Cambio di paradigma necessario

Uno degli assiomi di base di mercato finanziario è che i flussi di risparmio debbano essere convogliati dai soggetti che presentano un surplus (i risparmiatori) a favore di quelli che necessitano di capitali, tipicamente le imprese. Ma ovviamente un agente che rinuncia ad utilizzare la propria disponibilità economica e la elargisce a favore di altri soggetti, a maggior ragione su con orizzonte pluriennale, richiede in cambio di tale sacrificio una remunerazione, sotto forma di tasso di interesse. Il tasso di interesse è da sempre positivo per una semplice ragione: la presenza dell’inflazione, che brucia il valore del denaro in quanto 100 euro oggi tra 10 anni potranno acquistare molti meno beni rispetto a ciò che possiamo comperare oggi con la medesima cifra.

Solo in un contesto economico caratterizzato da un’inflazione negativa, ovvero di prezzi dei beni di consumo che scendono nel tempo anzichè salire, possiamo immaginare (ed accettare) tassi di interesse negativi. Guardando alla curva dei rendimenti dell’area euro, oggi si evidenzia una situazione disarmante per il risparmiatore, ma molto favorevole per chi deve indebitarsi. L’inflazione è infatti positiva, anche se non elevata (prossima all’1% annuo per l’area euro), ma tale lettura si affianca a ciò che possiamo osservare nella tabella.
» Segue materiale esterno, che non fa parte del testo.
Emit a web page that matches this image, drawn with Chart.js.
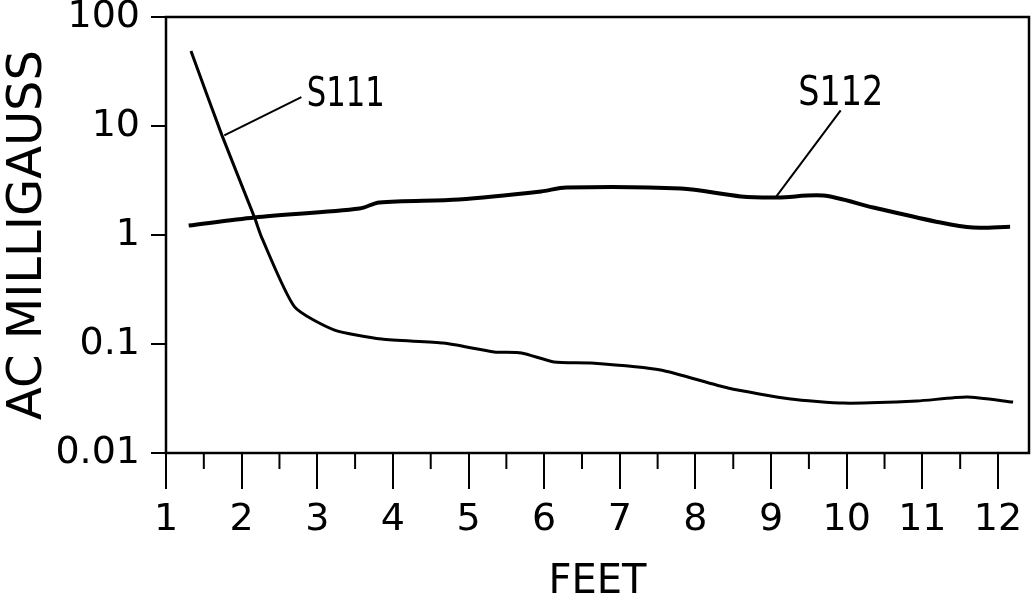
<!DOCTYPE html>
<html>
<head>
<meta charset="utf-8">
<script src="https://cdn.jsdelivr.net/npm/chart.js@4.4.1/dist/chart.umd.min.js"></script>
<style>
  html, body { margin: 0; padding: 0; background: #fff; }
  #wrap { width: 1034px; height: 603px; }
</style>
</head>
<body>
<div id="wrap"><canvas id="fieldChart"></canvas></div>
<script>
// distance from the source, feet / field strength, AC milligauss
const s111Feet   = [1.33, 1.74, 2.17, 2.27, 2.70, 3.22, 3.85, 4.67, 5.34, 5.70, 6.13, 6.62, 7.54, 8.43, 9.26, 9.96, 10.93, 11.59, 12.20];
const s111Values = [48.7, 8.2, 1.45, 0.93, 0.219, 0.135, 0.111, 0.102, 0.0846, 0.0828, 0.0685, 0.067, 0.0578, 0.0395, 0.0313, 0.0287, 0.030, 0.0326, 0.0293];

const s112Feet   = [1.30, 2.17, 3.56, 3.82, 4.87, 5.96, 6.29, 7.81, 8.60, 9.09, 9.69, 10.35, 11.24, 11.67, 12.16];
const s112Values = [1.22, 1.45, 1.75, 1.99, 2.12, 2.51, 2.73, 2.67, 2.26, 2.21, 2.30, 1.79, 1.30, 1.17, 1.19];

const xTicks = [1, 2, 3, 4, 5, 6, 7, 8, 9, 10, 11, 12];
const yTicks = [0.01, 0.1, 1, 10, 100];
const yTickLabels = ['0.01', '0.1', '1', '10', '100'];

// series labels with leader lines (data coordinates)
const callouts = [
    { text: 'S111', from: [1.77, 8.2], to: [2.79, 18.4], at: [2.86, 19.1], width: 78 },
    { text: 'S112', from: [9.06, 2.21], to: [9.92, 13.9], at: [9.36, 19.5], width: 85 },
];

const FONT = '"DejaVu Sans", sans-serif';
const pts = (xs, ys) => xs.map((x, i) => ({ x: x, y: ys[i] }));

const framePlugin = {
    id: 'frame',
    afterDraw(chart) {
        const { ctx, chartArea: a, scales: { x, y } } = chart;
        ctx.save();
        ctx.strokeStyle = '#000';
        ctx.lineWidth = 2.5;
        ctx.strokeRect(a.left, a.top, a.right - a.left, a.bottom - a.top);

        // half-foot minor ticks
        ctx.lineWidth = 2;
        for (let v = 1.5; v < x.max; v += 1) {
            const px = x.getPixelForValue(v);
            ctx.beginPath();
            ctx.moveTo(px, a.bottom);
            ctx.lineTo(px, a.bottom + 16);
            ctx.stroke();
        }

        ctx.font = '40px ' + FONT;
        ctx.fillStyle = '#000';
        ctx.textBaseline = 'middle';
        ctx.lineWidth = 2;
        callouts.forEach(c => {
            ctx.beginPath();
            ctx.moveTo(x.getPixelForValue(c.from[0]), y.getPixelForValue(c.from[1]));
            ctx.lineTo(x.getPixelForValue(c.to[0]), y.getPixelForValue(c.to[1]));
            ctx.stroke();
            ctx.fillText(c.text, x.getPixelForValue(c.at[0]), y.getPixelForValue(c.at[1]), c.width);
        });
        ctx.restore();
    }
};

new Chart(document.getElementById('fieldChart'), {
    type: 'line',
    data: {
        datasets: [
            { label: 'S111', data: pts(s111Feet, s111Values), borderColor: '#000', borderWidth: 3, pointRadius: 0, tension: 0.2, fill: false },
            { label: 'S112', data: pts(s112Feet, s112Values), borderColor: '#000', borderWidth: 4, pointRadius: 0, tension: 0.3, fill: false },
        ]
    },
    options: {
        responsive: true,
        maintainAspectRatio: false,
        animation: false,
        layout: { padding: { top: 17, right: 5, left: 0, bottom: 0 } },
        plugins: { legend: { display: false }, tooltip: { enabled: false } },
        scales: {
            x: {
                type: 'linear',
                min: 1, max: 12.41,
                afterBuildTicks: (s) => { s.ticks = xTicks.map(v => ({ value: v })); },
                afterFit: (s) => { s.height = 150; s.paddingLeft = 0; s.paddingRight = 0; },
                border: { display: false },
                grid: { drawOnChartArea: false, tickLength: 36, color: '#000', lineWidth: 2 },
                ticks: { color: '#000', font: { family: FONT, size: 38 }, padding: 8, maxRotation: 0, autoSkip: false },
                title: { display: true, text: 'FEET', color: '#000', font: { family: FONT, size: 40, lineHeight: 1 }, padding: 0 },
            },
            y: {
                type: 'logarithmic',
                min: 0.01, max: 100,
                afterBuildTicks: (s) => { s.ticks = yTicks.map(v => ({ value: v })); },
                afterFit: (s) => { s.width = 166; s.paddingTop = 0; s.paddingBottom = 0; },
                border: { display: false },
                grid: { drawOnChartArea: false, tickLength: 15, color: '#000', lineWidth: 2 },
                ticks: {
                    color: '#000', font: { family: FONT, size: 38 }, padding: 11, autoSkip: false,
                    callback: (v) => { const i = yTicks.indexOf(v); return i < 0 ? '' : yTickLabels[i]; },
                },
                title: { display: true, text: 'AC MILLIGAUSS', color: '#000', font: { family: FONT, size: 48, lineHeight: 1 }, padding: { top: 5, bottom: 0 } },
            },
        },
    },
    plugins: [framePlugin],
});
</script>
</body>
</html>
PaeseRend. lordo annuo a 10 anni
Svizzera-0.84%
Germania-0.60%
Paesi Bassi-0.45%
Svezia-0.36%
Francia-0.30%
Austria-0.35%
Spagna0.10%
Portogallo0.11%
UK0.44%
Italia0.79%
Grecia1.30%
Polonia1.80%

I risparmiatori che vogliono dormire sonni relativamente tranquilli, destinando il proprio capitale a favore dei titoli di Stato del proprio Paese, nella maggior parte di casi tra dieci anni rivedranno se va bene quanto investito, ma in termini nominali. In termini reali avranno perso soldi, a meno che l’inflazione non si porti marcatamente in territorio negativo negli anni a venire. E molto risparmiatori incasseranno, già considerando anche le cedole staccate nel frattempo, una perdita in termini nominali, che in termini reali può divenire una voragine. Lasciando stare il caso limite della Svizzera, dove un eventuale apprezzamento del franco contro l’euro potrebbe rimescolare le carte dei rendimenti restituiti all’investitore, chi ragiona in euro ha una sola ancora di salvezza. Investire in Btp, l’unico asset con rendimenti decenti ovvero positivi espressi in euro.
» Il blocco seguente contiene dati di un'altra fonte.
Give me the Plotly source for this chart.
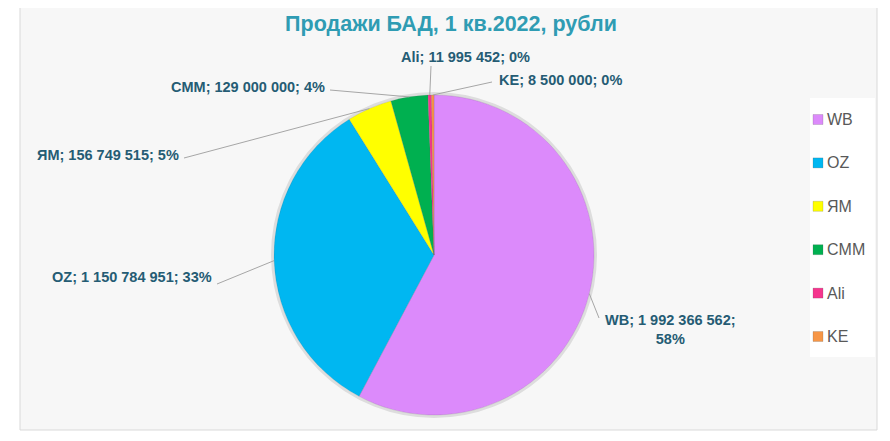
import math
import plotly.graph_objects as go

# ---- data ----
labels = ["WB", "OZ", "ЯМ", "CMM", "Ali", "KE"]
values = [1992366562, 1150784951, 156749515, 129000000, 11995452, 8500000]
colors = ["#DC8AFB", "#00B7F1", "#FFFF00", "#00B050", "#F5358E", "#F79646"]
title_text = "Продажи БАД, 1 кв.2022, рубли"

OFF = 8                      # page body margin
W, H = 890 - OFF, 441 - OFF  # figure size
CX, CY, R = 434, 255, 160    # pie centre / radius in screen pixels

def px(x):
    return (x - OFF) / W

def py(y):
    return 1 - (y - OFF) / H

fig = go.Figure()

fig.add_trace(go.Pie(
    labels=labels, values=values, sort=False, direction="clockwise", rotation=0,
    marker=dict(colors=colors, line=dict(color="rgba(90,90,90,0.35)", width=0.5)),
    textinfo="none", hoverinfo="label+value+percent", showlegend=False,
    domain=dict(x=[px(CX - R), px(CX + R)], y=[py(CY + R), py(CY - R)]),
))

# label placement (layout only): text anchor, x-anchor, leader attach point
label_layout = {
    "WB":  dict(tx=603, ty=329, xa="left",   ax=599, ay=318),
    "OZ":  dict(tx=214, ty=277, xa="right",  ax=217, ay=284),
    "ЯМ":  dict(tx=181, ty=155, xa="right",  ax=184, ay=158),
    "CMM": dict(tx=327, ty=87,  xa="right",  ax=330, ay=90),
    "Ali": dict(tx=465, ty=57,  xa="center", ax=431, ay=66),
    "KE":  dict(tx=497, ty=80,  xa="left",   ax=492, ay=82),
}

total = sum(values)
shapes = []
annotations = []

# chart area background
shapes.append(dict(type="rect", xref="paper", yref="paper",
                   x0=px(20), x1=px(877), y0=py(430), y1=py(5),
                   fillcolor="#F7F7F7", line=dict(color="#D9D9D9", width=1), layer="below"))
# pie soft shadow
shapes.append(dict(type="circle", xref="paper", yref="paper",
                   x0=px(CX - R - 1.5), x1=px(CX + R + 1.5), y0=py(CY + R + 1.5), y1=py(CY - R - 1.5),
                   fillcolor="rgba(0,0,0,0)", line=dict(color="rgba(0,0,0,0.10)", width=3), layer="below"))
# legend box
shapes.append(dict(type="rect", xref="paper", yref="paper",
                   x0=px(810), x1=px(875), y0=py(357), y1=py(98),
                   fillcolor="white", line=dict(width=0), layer="below"))

cum = 0.0
for name, v in zip(labels, values):
    frac = v / total
    mid = 2 * math.pi * (cum + frac / 2)
    cum += frac
    ex = CX + R * math.sin(mid)
    ey = CY - R * math.cos(mid)
    L = label_layout[name]
    shapes.append(dict(type="line", xref="paper", yref="paper",
                       x0=px(ex), y0=py(ey), x1=px(L["ax"]), y1=py(L["ay"]),
                       line=dict(color="#A6A6A6", width=1)))
    num = f"{v:,}".replace(",", " ")
    pct = round(frac * 100)
    if name == "WB":
        txt = f"{name}; {num};<br>{pct}%"
    else:
        txt = f"{name}; {num}; {pct}%"
    annotations.append(dict(xref="paper", yref="paper", x=px(L["tx"]), y=py(L["ty"]),
                            xanchor=L["xa"], yanchor="middle", text=txt, showarrow=False,
                            align="center",
                            font=dict(family="Liberation Sans, Arial", size=14.5,
                                      color="#255C74", weight="bold")))

# custom legend
for i, (name, c) in enumerate(zip(labels, colors)):
    yc = 119.5 + i * 43.4
    shapes.append(dict(type="rect", xref="paper", yref="paper",
                       x0=px(813), x1=px(823), y0=py(yc + 5), y1=py(yc - 5),
                       fillcolor=c, line=dict(color="rgba(80,80,80,0.4)", width=0.5)))
    annotations.append(dict(xref="paper", yref="paper", x=px(825), y=py(yc),
                            xanchor="left", yanchor="middle", text=name, showarrow=False,
                            font=dict(family="Liberation Sans, Arial", size=16, color="#595959")))

fig.update_layout(
    width=W, height=H,
    margin=dict(l=0, r=0, t=0, b=0),
    paper_bgcolor="white",
    title=dict(text=f"<b>{title_text}</b>", x=px(451), xanchor="center", y=py(23), yanchor="middle",
               font=dict(family="Liberation Sans, Arial", size=21.5, color="#2F9CB3")),
    shapes=shapes,
    annotations=annotations,
    showlegend=False,
)

fig.write_html("out.html")
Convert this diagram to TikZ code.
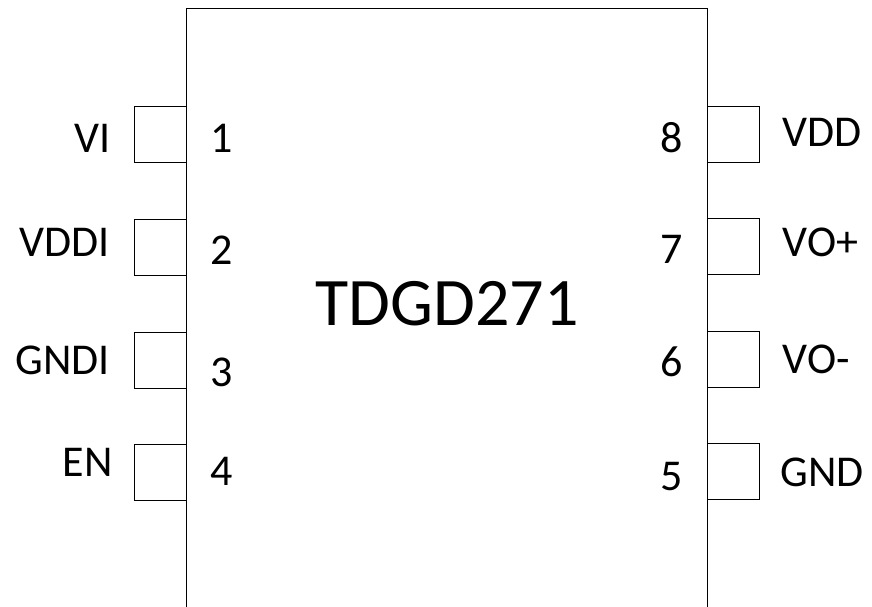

Chiaro che si tratta di un atto di fede, considerando le dinamiche del debito italiano e la difficoltà del sistema economico a reagire agli stimoli provenienti da più fronti, ed invertire quindi la spirale viziosa del debito. Una quota di Btp in portafoglio ci può stare, ma attenzione a non eccedere, in quanto da tempo i responsabili monetari del Nord Europa puntano il dito sul nostro debito, ritenuto (non a torto) insostenibile come valore assoluto e tendenza alla crescita. Il rendimento dei Btp è inoltre positivo solo a partire dai 4 anni di scadenza: chi volesse investire in Bot a 1 anno o in Btp a scadenza di 2-3 anni, incapperebbe nuovamente nell’onere del rendimento negativo.
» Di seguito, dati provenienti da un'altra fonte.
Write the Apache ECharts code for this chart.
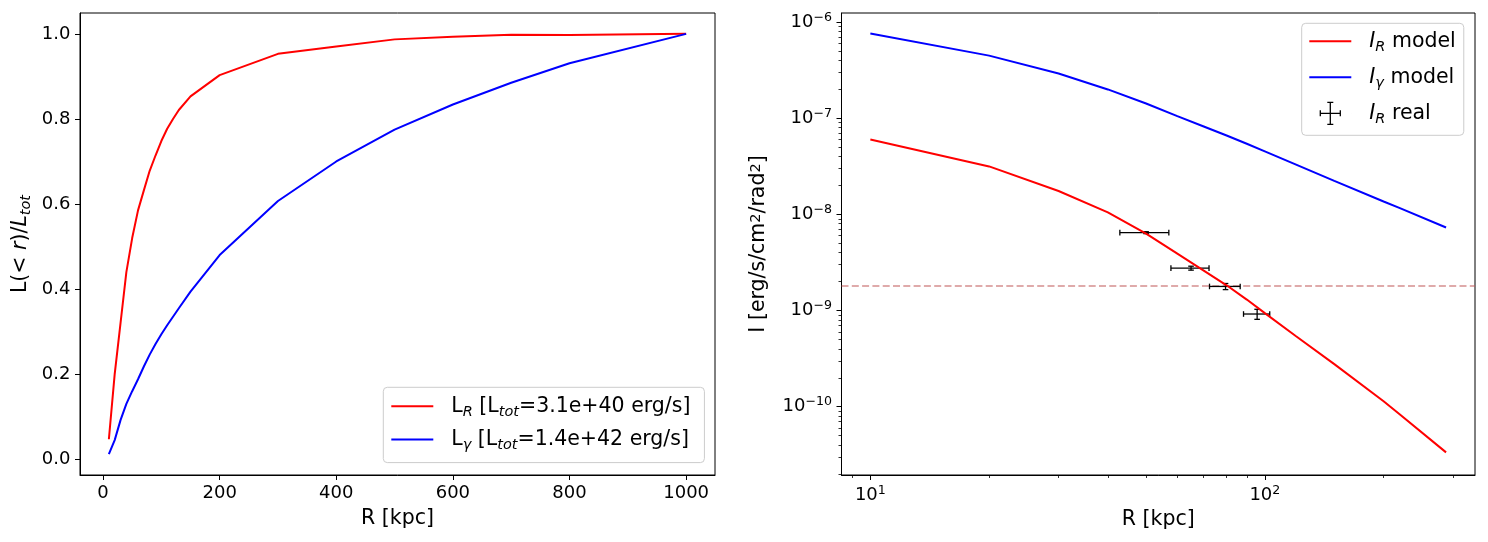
<!DOCTYPE html>
<html>
<head>
<meta charset="utf-8">
<script src="https://cdn.jsdelivr.net/npm/echarts@6/dist/echarts.min.js"></script>
<style>
  html, body { margin: 0; padding: 0; background: #fff; }
  #chart { width: 1488px; height: 542px; }
</style>
</head>
<body>
<div id="chart"></div>
<script>
// ── Datos ─────────────────────────────────────────────
// Panel izquierdo: luminosidad acumulada L(<r)/Ltot
const radiiCum   = [10, 20, 30, 40, 50, 60, 70, 80, 90, 100, 110, 120, 130, 150, 200, 300, 400, 500, 600, 700, 800, 1000]
const fracRadio  = [0.047, 0.20, 0.32, 0.44, 0.52, 0.585, 0.632, 0.678, 0.714, 0.748, 0.777, 0.80, 0.821, 0.853, 0.903, 0.953, 0.970, 0.987, 0.993, 0.998, 0.997, 1.0]
const fracGamma  = [0.012, 0.045, 0.092, 0.13, 0.16, 0.188, 0.218, 0.246, 0.271, 0.294, 0.315, 0.335, 0.355, 0.394, 0.48, 0.607, 0.70, 0.775, 0.834, 0.885, 0.931, 1.0]

// Panel derecho: brillo superficial I(R)
const radiiProf  = [10, 20, 30, 40, 50, 60, 70, 80, 90, 100, 120, 150, 200, 220, 288]
const surfRadio  = [6.0e-8, 3.15e-8, 1.75e-8, 1.05e-8, 6.3e-9, 3.9e-9, 2.6e-9, 1.83e-9, 1.30e-9, 9.4e-10, 5.4e-10, 2.77e-10, 1.14e-10, 8.3e-11, 3.35e-11]
const surfGamma  = [7.6e-7, 4.47e-7, 2.91e-7, 1.99e-7, 1.42e-7, 1.05e-7, 8.2e-8, 6.6e-8, 5.42e-8, 4.52e-8, 3.29e-8, 2.23e-8, 1.36e-8, 1.16e-8, 7.3e-9]

// Puntos observados (radio) con barras de error
const obsR       = [50, 65, 79.5, 95.6]
const obsRerr    = [7.1, 7.2, 7.1, 7.3]
const obsI       = [6.45e-9, 2.76e-9, 1.78e-9, 9.2e-10]
const obsIerr    = [0.15e-9, 0.13e-9, 0.13e-9, 0.11e-9]
const sensLimit  = 1.8e-9

// Ticks
const ticksLinX  = [0, 200, 400, 600, 800, 1000]
const ticksLinY  = [0, 0.2, 0.4, 0.6, 0.8, 1.0]
const ticksLogX  = [10, 100]
const ticksLogY  = [1e-10, 1e-9, 1e-8, 1e-7, 1e-6]

const legendText = {
  LR:     'L{sub|R} [L{sub|tot}=3.1e+40 erg/s]',
  Lg:     'L{sub|γ} [L{sub|tot}=1.4e+42 erg/s]',
  IR:     '{it|I}{sub|R} model',
  Ig:     '{it|I}{sub|γ} model',
  IRreal: '{it|I}{sub|R} real',
}

// ── Helpers ───────────────────────────────────────────
const FF = 'DejaVu Sans'
const pairs = (xs, ys) => xs.map((x, i) => [x, ys[i]])

function minorTicks(lo, hi) {
  const out = []
  for (let e = Math.floor(Math.log10(lo)); e <= Math.ceil(Math.log10(hi)); e++) {
    for (let m = 2; m <= 9; m++) {
      const v = m * Math.pow(10, e)
      if (v >= lo && v <= hi) out.push(v)
    }
  }
  return out
}

function powLabel(v) {
  const e = Math.round(Math.log10(v))
  return '{b|10}{s|' + (e < 0 ? '\u2212' + (-e) : e) + '}'
}

const powRich = {
  b: { fontSize: 18, fontFamily: FF, color: '#000', lineHeight: 22 },
  s: { fontSize: 12.6, fontFamily: FF, color: '#000', lineHeight: 11, verticalAlign: 'top' },
}

const nameRich = {
  it:  { fontSize: 20.5, fontFamily: FF, color: '#000', fontStyle: 'italic', lineHeight: 26 },
  sub: { fontSize: 14.5, fontFamily: FF, color: '#000', fontStyle: 'italic', lineHeight: 14, verticalAlign: 'bottom' },
  sup: { fontSize: 14.5, fontFamily: FF, color: '#000', lineHeight: 12, verticalAlign: 'top' },
}

function renderErrorBar(params, api) {
  const c  = api.coord([api.value(0), api.value(1)])
  const xl = api.coord([api.value(2), api.value(1)])
  const xh = api.coord([api.value(3), api.value(1)])
  const yl = api.coord([api.value(0), api.value(4)])
  const yh = api.coord([api.value(0), api.value(5)])
  const cap = 2.8
  const seg = (x1, y1, x2, y2) => ({
    type: 'line', shape: { x1, y1, x2, y2 },
    style: { stroke: '#000', lineWidth: 1.3 },
  })
  return {
    type: 'group',
    children: [
      seg(xl[0], c[1], xh[0], c[1]),
      seg(xl[0], c[1] - cap, xl[0], c[1] + cap),
      seg(xh[0], c[1] - cap, xh[0], c[1] + cap),
      seg(c[0], yl[1], c[0], yh[1]),
      seg(c[0] - cap, yl[1], c[0] + cap, yl[1]),
      seg(c[0] - cap, yh[1], c[0] + cap, yh[1]),
    ],
  }
}

const axisBase = {
  axisLine:  { show: true, onZero: false, lineStyle: { color: '#000', width: 1 } },
  axisTick:  { show: true, length: 5, lineStyle: { color: '#000', width: 1 } },
  splitLine: { show: false },
  minorTick: { show: false },
  nameTextStyle: { fontSize: 20.5, fontFamily: FF, color: '#000', rich: nameRich },
}

const minorAxis = (extra) => Object.assign({
  axisLine:  { show: false },
  axisLabel: { show: false },
  splitLine: { show: false },
}, extra)

const legendBase = {
  orient: 'vertical',
  itemWidth: 42,
  backgroundColor: 'rgba(255,255,255,0.8)',
  borderColor: '#cccccc',
  borderWidth: 1,
  borderRadius: 4,
  formatter: name => legendText[name],
  textStyle: {
    fontSize: 20.5, fontFamily: FF, color: '#000', lineHeight: 26,
    padding: [0, 0, 0, 13], rich: nameRich,
  },
}

// solo la línea, sin el círculo del símbolo
const lineItem = name => ({ name, itemStyle: { opacity: 0 } })

const errIcon = 'path://M0,11L0.01,11M41.99,11L42,11M11,11L31,11M21,0L21,22M11,8L11,14M31,8L31,14M18,0L24,0M18,22L24,22'

const xLogMin = 8.45, xLogMax = 341
const yLogMin = 1.95e-11, yLogMax = 1.24e-6

const option = {
  animation: false,
  backgroundColor: '#fff',
  textStyle: { fontFamily: FF },
  grid: [
    { left: 80, top: 13, width: 635, height: 462, show: true, borderColor: '#000', borderWidth: 1, outerBoundsMode: 'none' },
    { left: 841.5, top: 13, width: 633.5, height: 462, show: true, borderColor: '#000', borderWidth: 1, outerBoundsMode: 'none' },
  ],
  legend: [
    Object.assign({}, legendBase, {
      data: [lineItem('LR'), lineItem('Lg')],
      left: 383.3, top: 387.3,
      itemHeight: 14, itemGap: 7.3,
      padding: [6, 14, 10, 7],
    }),
    Object.assign({}, legendBase, {
      data: [lineItem('IR'), lineItem('Ig'), {
        name: 'IRreal', icon: errIcon,
        itemStyle: { color: 'rgba(0,0,0,0)', borderColor: '#000', borderWidth: 1.3 },
      }],
      left: 1301.7, top: 23.3,
      itemHeight: 22, itemGap: 10,
      padding: [5, 8, 9, 6.6],
    }),
  ],
  xAxis: [
    Object.assign({}, axisBase, {
      gridIndex: 0, type: 'value', min: -39.5, max: 1049.5,
      axisTick: Object.assign({}, axisBase.axisTick, { customValues: ticksLinX }),
      axisLabel: { customValues: ticksLinX, formatter: v => String(v), fontSize: 18, fontFamily: FF, color: '#000', margin: 9 },
      name: 'R [kpc]', nameLocation: 'middle', nameGap: 33,
    }),
    Object.assign({}, axisBase, {
      gridIndex: 1, type: 'log', logBase: 10, min: xLogMin, max: xLogMax,
      axisTick: Object.assign({}, axisBase.axisTick, { customValues: ticksLogX }),
      axisLabel: { customValues: ticksLogX, formatter: powLabel, rich: powRich, margin: 9 },
      name: 'R [kpc]', nameLocation: 'middle', nameGap: 33,
    }),
    minorAxis({
      gridIndex: 1, type: 'log', logBase: 10, min: xLogMin, max: xLogMax, position: 'bottom',
      axisTick: { show: true, length: 3, customValues: minorTicks(xLogMin, xLogMax), lineStyle: { color: '#000', width: 0.8 } },
    }),
  ],
  yAxis: [
    Object.assign({}, axisBase, {
      gridIndex: 0, type: 'value', min: -0.037, max: 1.049,
      axisTick: Object.assign({}, axisBase.axisTick, { customValues: ticksLinY }),
      axisLabel: { customValues: ticksLinY, formatter: v => v.toFixed(1), fontSize: 18, fontFamily: FF, color: '#000', margin: 9.5 },
      name: 'L(< {it|r})/{it|L}{sub|tot}', nameLocation: 'middle', nameRotate: 90, nameGap: 46,
    }),
    Object.assign({}, axisBase, {
      gridIndex: 1, type: 'log', logBase: 10, min: yLogMin, max: yLogMax,
      axisTick: Object.assign({}, axisBase.axisTick, { customValues: ticksLogY }),
      axisLabel: { customValues: ticksLogY, formatter: powLabel, rich: powRich, margin: 9.5 },
      name: 'I [erg/s/cm{sup|2}/rad{sup|2}]', nameLocation: 'middle', nameRotate: 90, nameGap: 72,
    }),
    minorAxis({
      gridIndex: 1, type: 'log', logBase: 10, min: yLogMin, max: yLogMax, position: 'left',
      axisTick: { show: true, length: 3, customValues: minorTicks(yLogMin, yLogMax), lineStyle: { color: '#000', width: 0.8 } },
    }),
  ],
  series: [
    {
      name: 'LR', type: 'line', xAxisIndex: 0, yAxisIndex: 0,
      data: pairs(radiiCum, fracRadio), symbol: 'none', showSymbol: false,
      lineStyle: { color: '#ff0000', width: 2 }, itemStyle: { color: '#ff0000' },
    },
    {
      name: 'Lg', type: 'line', xAxisIndex: 0, yAxisIndex: 0,
      data: pairs(radiiCum, fracGamma), symbol: 'none', showSymbol: false,
      lineStyle: { color: '#0000ff', width: 2 }, itemStyle: { color: '#0000ff' },
    },
    {
      // límite de sensibilidad: recta horizontal de borde a borde del eje x
      name: 'limit', type: 'line', xAxisIndex: 1, yAxisIndex: 1,
      data: [[xLogMin, sensLimit], [xLogMax, sensLimit]], symbol: 'none', showSymbol: false,
      lineStyle: { color: '#c05656', width: 1.2, type: [7, 3.3] }, silent: true, z: 1,
    },
    {
      name: 'IR', type: 'line', xAxisIndex: 1, yAxisIndex: 1,
      data: pairs(radiiProf, surfRadio), symbol: 'none', showSymbol: false,
      lineStyle: { color: '#ff0000', width: 2 }, itemStyle: { color: '#ff0000' },
    },
    {
      name: 'Ig', type: 'line', xAxisIndex: 1, yAxisIndex: 1,
      data: pairs(radiiProf, surfGamma), symbol: 'none', showSymbol: false,
      lineStyle: { color: '#0000ff', width: 2 }, itemStyle: { color: '#0000ff' },
    },
    {
      name: 'IRreal', type: 'custom', xAxisIndex: 1, yAxisIndex: 1,
      data: obsR.map((r, i) => [r, obsI[i], r - obsRerr[i], r + obsRerr[i], obsI[i] - obsIerr[i], obsI[i] + obsIerr[i]]),
      encode: { x: [0, 2, 3], y: [1, 4, 5] },
      itemStyle: { color: '#000' },
      renderItem: renderErrorBar,
      z: 3,
    },
  ],
}

const chart = echarts.init(document.getElementById('chart'), null, { renderer: 'canvas' })
chart.setOption(option)
</script>
</body>
</html>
Ma il risparmiatore italiano si deve preparare anche ad un altro shock, psicologicamente forse ancora peggiore dei rendimenti negativi su molto obbligazioni (corporate comprese, ovvero emesse da società anziché da Stati). Il numero uno di Unicredit ha affermato di recente che anche in Italia è sensato applicare una remunerazione negativa sui conti correnti, per cifre superiori ai 100 mila euro (elemento da tempo presente su alcuni mercati esteri). Insomma lasciare i soldi in Banca costerà, sia che sia  investiti in obbligazioni che se lasciate sul conto corrente. Meglio il materasso? No, meglio affidarsi ad un bravo consulente in grado di far rendere il denaro dei propri clienti in modo dignitoso. Anche quest’ultimo chiaramente si troverà davanti alle stesse problematiche sopra indicate, ma attraverso un buon bagaglio di esperienza e conoscenza degli strumenti finanziari potrà sperare di restituire un valore positivo di rendimento, anche spesati i propri costi. La via maestra passa attraverso un leggero aumento della propensione al rischio (attingendo alle diverse asset class oggi disponibili anche attraverso strumenti a basso costo) e dell’orizzonte temporale rispetto al passato; ma anche il cliente deve comprendere che richieste del tipo “voglio il 3-4% anno” non hanno più senso.